The time for silence was over. He needed Lyndsey on board-completely. But answering his question about where also meant discussing when.

“Have you ever considered the value of a company that manufactured condoms prior to HIV? Sure, there was a market. What? Several million a year? But after the resurgence of AIDS, billions were manufactured and sold worldwide. And what about the symptomatic drugs? Treating AIDS is the perfect money machine. A triple drug cocktail treatment is twelve to eighteen thousand U.S. dollars a year. Multiply that by the millions infected and you’re talking billions spent on drugs that cure nothing.
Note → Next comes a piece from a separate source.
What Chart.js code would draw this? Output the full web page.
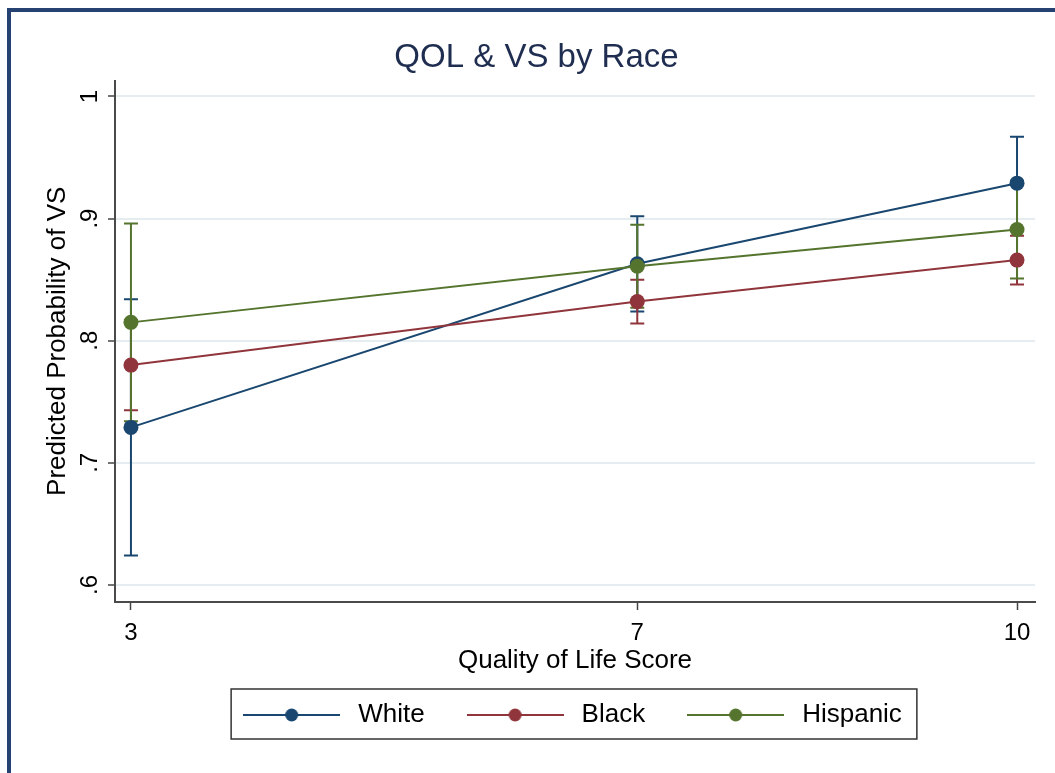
<!DOCTYPE html>
<html>
<head>
<meta charset="utf-8">
<title>QOL & VS by Race</title>
<script src="https://cdn.jsdelivr.net/npm/chart.js@4"></script>
<style>
  html, body { margin: 0; padding: 0; background: #ffffff; }
  #wrap { position: relative; width: 1055px; height: 773px; overflow: hidden; }
  #frame {
    position: absolute; left: 7px; top: 8px; right: -10px; bottom: -10px;
    border-left: 4px solid #264273; border-top: 4px solid #264273;
  }
  #chart { position: absolute; left: 0; top: 0; }
</style>
</head>
<body>
<div id="wrap">
  <div id="frame"></div>
  <canvas id="chart" width="1055" height="773"></canvas>
</div>
<script>
// Quality of life score levels (x) and y-axis tick values
const qolScores = [3, 7, 10];
const xTickValues = [3, 7, 10];
const yTickValues = [0.6, 0.7, 0.8, 0.9, 1];

// Predicted probability of VS with 95% confidence limits
const whiteProb = [0.729, 0.863, 0.929];
const whiteLow  = [0.624, 0.824, 0.891];
const whiteHigh = [0.834, 0.902, 0.967];

const blackProb = [0.780, 0.832, 0.866];
const blackLow  = [0.743, 0.814, 0.846];
const blackHigh = [0.817, 0.850, 0.886];

const hispProb = [0.815, 0.861, 0.891];
const hispLow  = [0.734, 0.827, 0.851];
const hispHigh = [0.896, 0.895, 0.931];

const seriesNames = ['White', 'Black', 'Hispanic'];
const seriesColors = ['#1a476f', '#90353b', '#55752f'];

const FONT = "'Liberation Sans', Arial, Helvetica, sans-serif";

function pts(values) {
  return qolScores.map((q, i) => ({ x: q, y: values[i] }));
}

function makeDataset(idx, values, low, high, order) {
  const c = seriesColors[idx];
  return {
    label: seriesNames[idx],
    data: pts(values),
    low: low,
    high: high,
    borderColor: c,
    backgroundColor: c,
    borderWidth: 2,
    pointRadius: 7.5,
    pointHoverRadius: 7.5,
    pointBackgroundColor: c,
    pointBorderWidth: 0,
    tension: 0,
    fill: false,
    order: order
  };
}

// Legend key: a short line with the marker in its middle
function legendIcon(color) {
  const cv = document.createElement('canvas');
  cv.width = 97; cv.height = 16;
  const g = cv.getContext('2d');
  g.strokeStyle = color;
  g.lineWidth = 2;
  g.beginPath(); g.moveTo(0, 8); g.lineTo(97, 8); g.stroke();
  g.fillStyle = color;
  g.beginPath(); g.arc(48.5, 8, 6.5, 0, Math.PI * 2); g.fill();
  return cv;
}

// Confidence interval caps, drawn under the lines
const ciBars = {
  id: 'ciBars',
  beforeDatasetsDraw(chart) {
    const { ctx, scales: { x, y } } = chart;
    chart.data.datasets.forEach((ds, i) => {
      ctx.save();
      ctx.strokeStyle = ds.borderColor;
      ctx.lineWidth = 2;
      ds.data.forEach((p, j) => {
        const px = x.getPixelForValue(p.x);
        const yl = y.getPixelForValue(ds.low[j]);
        const yh = y.getPixelForValue(ds.high[j]);
        const cap = 7;
        ctx.beginPath();
        ctx.moveTo(px, yl); ctx.lineTo(px, yh);
        ctx.moveTo(px - cap, yl); ctx.lineTo(px + cap, yl);
        ctx.moveTo(px - cap, yh); ctx.lineTo(px + cap, yh);
        ctx.stroke();
      });
      ctx.restore();
    });
  }
};

// Centre the legend under the plot region and frame it
const legendFrame = {
  id: 'legendFrame',
  afterLayout(chart) {
    const lg = chart.legend, ca = chart.chartArea;
    const dx = (ca.left + ca.right) / 2 - 5 - (lg.left + lg.right) / 2;
    lg.left += dx; lg.right += dx;
    lg.top -= 17; lg.bottom -= 17;
  },
  afterDraw(chart) {
    const hb = chart.legend.legendHitBoxes;
    if (!hb || !hb.length) return;
    const last = hb[hb.length - 1];
    const cy = hb[0].top + hb[0].height / 2;
    const left = hb[0].left - 7;
    const right = last.left + last.width + 15;
    const ctx = chart.ctx;
    ctx.save();
    ctx.strokeStyle = '#333333';
    ctx.lineWidth = 1.5;
    ctx.strokeRect(left, cy - 26, right - left, 50);
    ctx.restore();
  }
};

new Chart(document.getElementById('chart'), {
  type: 'line',
  data: {
    datasets: [
      makeDataset(0, whiteProb, whiteLow, whiteHigh, 3),
      makeDataset(1, blackProb, blackLow, blackHigh, 2),
      makeDataset(2, hispProb, hispLow, hispHigh, 1)
    ]
  },
  options: {
    responsive: false,
    animation: false,
    devicePixelRatio: 1,
    layout: { padding: { left: 38, right: 20, top: 0, bottom: 18 } },
    plugins: {
      tooltip: { enabled: false },
      title: {
        display: true,
        text: 'QOL & VS by Race',
        color: '#1f2d50',
        font: { family: FONT, size: 33, weight: 'normal' },
        padding: { top: 38, bottom: 3 }
      },
      legend: {
        display: true,
        position: 'bottom',
        labels: {
          usePointStyle: true,
          pointStyleWidth: 107,
          padding: 37,
          color: '#000000',
          font: { family: FONT, size: 26 },
          generateLabels(chart) {
            return chart.data.datasets.map((ds, i) => ({
              text: ds.label,
              fillStyle: ds.borderColor,
              strokeStyle: ds.borderColor,
              lineWidth: 0,
              pointStyle: legendIcon(ds.borderColor),
              hidden: false,
              datasetIndex: i,
              fontColor: '#000000'
            }));
          }
        }
      }
    },
    scales: {
      x: {
        type: 'linear',
        min: 2.874,
        max: 10.142,
        afterBuildTicks(scale) { scale.ticks = xTickValues.map(v => ({ value: v })); },
        afterFit(scale) { scale.height = 80; },
        ticks: {
          color: '#000000',
          font: { family: FONT, size: 24 },
          padding: 8.5,
          maxRotation: 0,
          autoSkip: false,
          callback: v => String(v)
        },
        grid: {
          drawOnChartArea: false,
          tickLength: 8,
          tickColor: '#444444',
          tickWidth: 1.5
        },
        border: { color: '#4a4a4a', width: 2 },
        title: {
          display: true,
          text: 'Quality of Life Score',
          color: '#000000',
          font: { family: FONT, size: 26 },
          padding: { top: 0, bottom: 5.4 }
        }
      },
      y: {
        type: 'linear',
        min: 0.586,
        max: 1.013,
        afterBuildTicks(scale) { scale.ticks = yTickValues.map(v => ({ value: v })); },
        afterFit(scale) { scale.width = 77; },
        ticks: {
          color: '#000000',
          font: { family: FONT, size: 24 },
          padding: 8,
          minRotation: 90,
          maxRotation: 90,
          crossAlign: 'center',
          autoSkip: false,
          callback: v => (v === 1 ? '1' : v.toFixed(1).replace(/^0/, ''))
        },
        grid: {
          color: '#e6edf1',
          lineWidth: 2,
          tickLength: 7,
          tickColor: '#444444',
          tickWidth: 1.5
        },
        border: { color: '#4a4a4a', width: 2 },
        title: {
          display: true,
          text: 'Predicted Probability of VS',
          color: '#000000',
          font: { family: FONT, size: 26 },
          padding: { top: 4.5, bottom: 0 }
        }
      }
    }
  },
  plugins: [ciBars, legendFrame]
});
</script>
</body>
</html>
“Think about the supply benefits-things like latex gloves, gowns, sterile needles. You have any idea how many millions of sterile needles are bought and distributed in trying to stop the HIV spread among drug users? And, like condoms, the price has gone through the roof. The range here is endless. For a medical supply and manufacturing house, like Philogen, HIV has been a huge cash bonanza.

“Over the past eighteen years, our business has soared, our condom manufacturing plant has tripled in size. Sales went through the roof for all of our products. We even developed a couple of symptomatic drugs that sold well. Ten years ago I took the company public, raised capital, and used the expanding medical supply and drug divisions to fund more expansion. I bought a cosmetics firm, a soap company, a department store chain, and a frozen food business, knowing one day Philogen could easily pay all the debt back.”

“How did you know?”

“I found the bacteria almost thirty years ago. I realized their potential twenty years ago. Then I held the cure for HIV, knowing I could release it at any time.”

He watched the realization take hold.

“And you told no one?”

“Not a soul.” He needed to know if Lyndsey was as amoral as he believed him to be. “Is that a problem? I simply let the market build.”

“Knowing that you didn’t have a partial fix, something the virus would eventually work around. Knowing you had the cure. The one way to totally destroy HIV. Even if somebody eventually found a drug to quell the virus, yours worked better, faster, safer, and costs pe

“That was the idea.”

“It didn’t matter to you that people were dying by the millions?”

“And you think the world cares about AIDS? Get real, Grant. Lots of talk, little action. It’s a unique disease. The perception is that it mainly kills blacks, gays, and drug users. The whole epidemic has rolled back a big rotting log and revealed all the squirming life underneath-the main themes of our existence-sex, death, power, money, love, hate, panic. In nearly every way that AIDS has been conceptualized, imagined, researched, and financed, it’s become the most political of diseases.”

And what Karyn Walde said earlier came to mind. It’s just not killing the right people yet.

“What about the other pharmaceutical companies?” Lyndsey said. “Weren’t you afraid they’d find a cure?”

“A risk, but I’ve kept a close eye on our competition. Let’s just say that their research bought little more than mistakes.” He was feeling good. After all this time, he liked talking about it. “Would you like to see where the bacteria live?”